I want to go back to margin just for a moment in the Pipe and Pipeline Services segment. The margin decrease in the latter half of the year seems, you’ve alluded that it’s attributable more to a product mix change, which is less sales out of Asia.
I guess, I was on the assumption that a lot of that would have come through Desert NDT, is it a combination of both, or is it really shifted towards the Asia loss of revenue?
Stephen Michael Orr
Yes, it’s…
Gary Love
It’s the Asia loss of revenue. I mean, if you look at our - the first-half of 2014, Asia Pacific represented over 25% of the company’s consolidated revenue.
And in the second-half of 2014, it was down to 10% kind of 11% of consolidated revenue. So that’s a very substantial shift in our overall regional composition of revenue, and that’s your single biggest factor there.
Desert NDT was accretive to our EBITDA margins and was neutral to our operating income margins. And the difference being, we’ve got a substantial amount of intangible asset amortization associated with the accounting for the acquisition.
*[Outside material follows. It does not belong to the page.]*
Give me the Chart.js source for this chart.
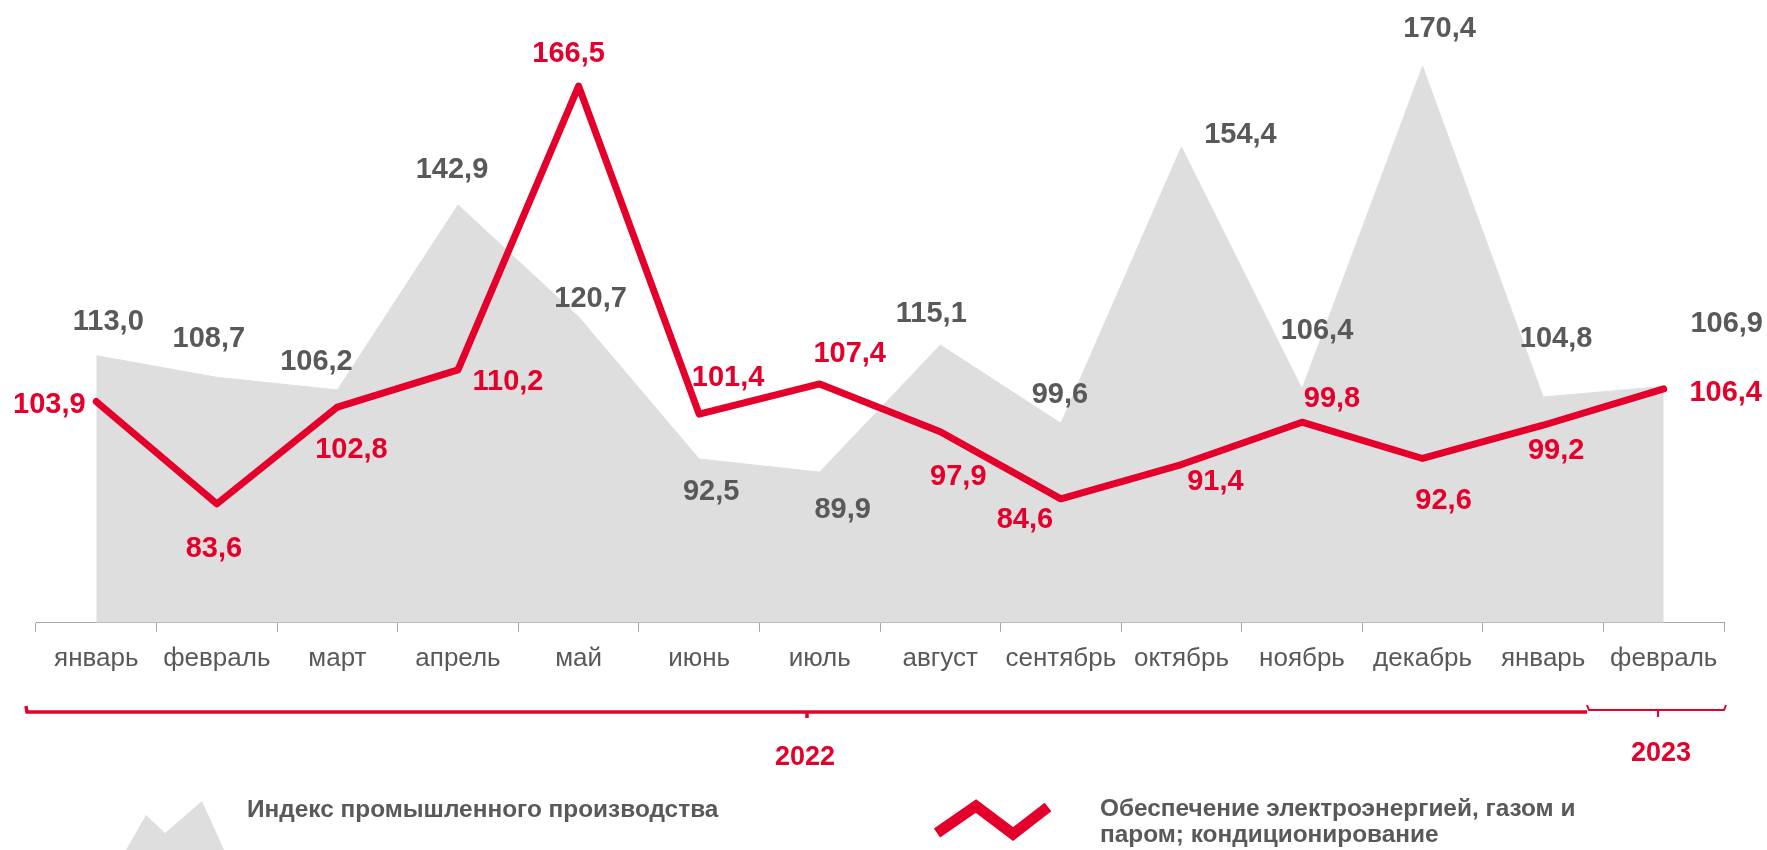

But - so from an EBITDA margin perspective, it was absolutely accretive, full stop.
Elias Foscolos
Okay.
Gary Love
Second-half of 2014.
Elias Foscolos
And the last one is, when do you plan to publish the MD&A and the full financials?
Gary Love
It would be probably sometime early next week. We typically tried - we post on SEDAR relatively quickly after releasing our earnings.
And I would - I can’t promise the day, but I would expect sometime next week.
Elias Foscolos
Okay. Thank you very much.
Gary Love
You’re welcome.
Operator
Thank you. I’m not showing any further questions in queue.
I’d like to turn the call back over to management for any further remarks.
Stephen Michael Orr
I just would like to thank everybody for participating in the call today, and I look forward to speaking with you at the end of next quarter. Thank you.
Operator
Ladies and gentlemen, thank you for participating in today’s conference. This concludes today’s program.
You may now disconnect. Everyone, have a good day.